All properties are subject to taxation by local governments. Property taxes can be a significant burden for commercial property owners.

An assessment is usually conducted to determine the amount of money that a commercial property owner will owe in property taxes each year. It is possible to dispute the results of this assessment by filing an appeal.

To file an appeal, you will need to work closely with your attorney to complete three important tasks as you prepare a commercial tax appeal in the future.
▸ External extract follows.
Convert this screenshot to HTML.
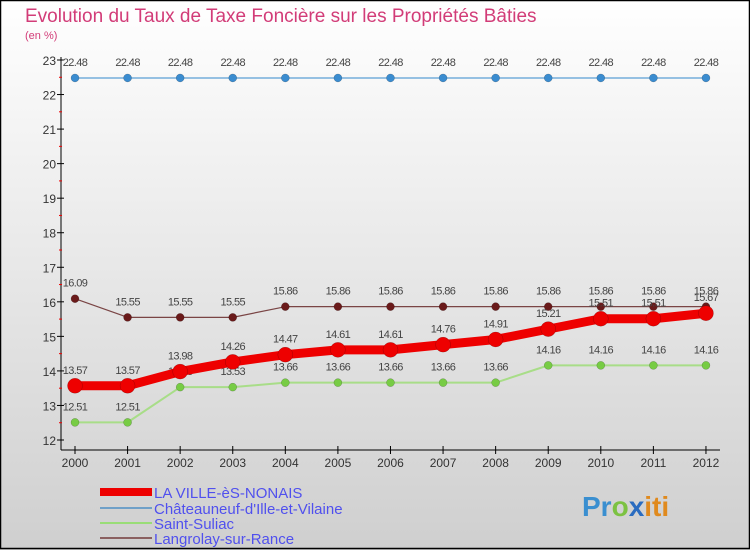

1. Research Comparable Properties

Your research will play a central role in the filing of your commercial property tax appeal. An experienced attorney will be able to gather documentation showing the property tax amounts for commercial properties that are similar to your own. If the tax amount associated with these comparable properties is significantly lower than the amount stated in your tax assessment, this could indicate that your assessment may not be accurate. You will have a greater chance of getting your property taxes lowered if you can prove that comparable properties have a lower tax burden.

2. Document Your Property

The condition of a commercial property can influence the amount of money the property owner will pay in taxes each year. A tax assessment is supposed to provide an accurate picture of what your property is like, but these assessments can fall short in their descriptions of real property. You can document the condition of your property by taking photographs, submitting plans for any future improvements, and outlining any maintenance required to keep the property looking its best. This documentation can be shown to the appeal committee as evidence that your property taxes should be lowered.

3. Establish Market Value

Property taxes are based, in part, on the overall value of a commercial property. A tax assessment might not factor in the current market value of your property. Your property tax appeal should include information on the sale of comparable properties to help establish an accurate value for your property within the current market. An attorney will be able to help you gain access to sales information for properties that are roughly the same size and condition as your own property. These sales reports should be enough to validate your market value estimate when you are appealing your commercial property tax amount in the future.

You don't have to accept the amount generated by a property tax assessment. Work with a real estate tax attorney to appeal any tax assessment that you feel is too high.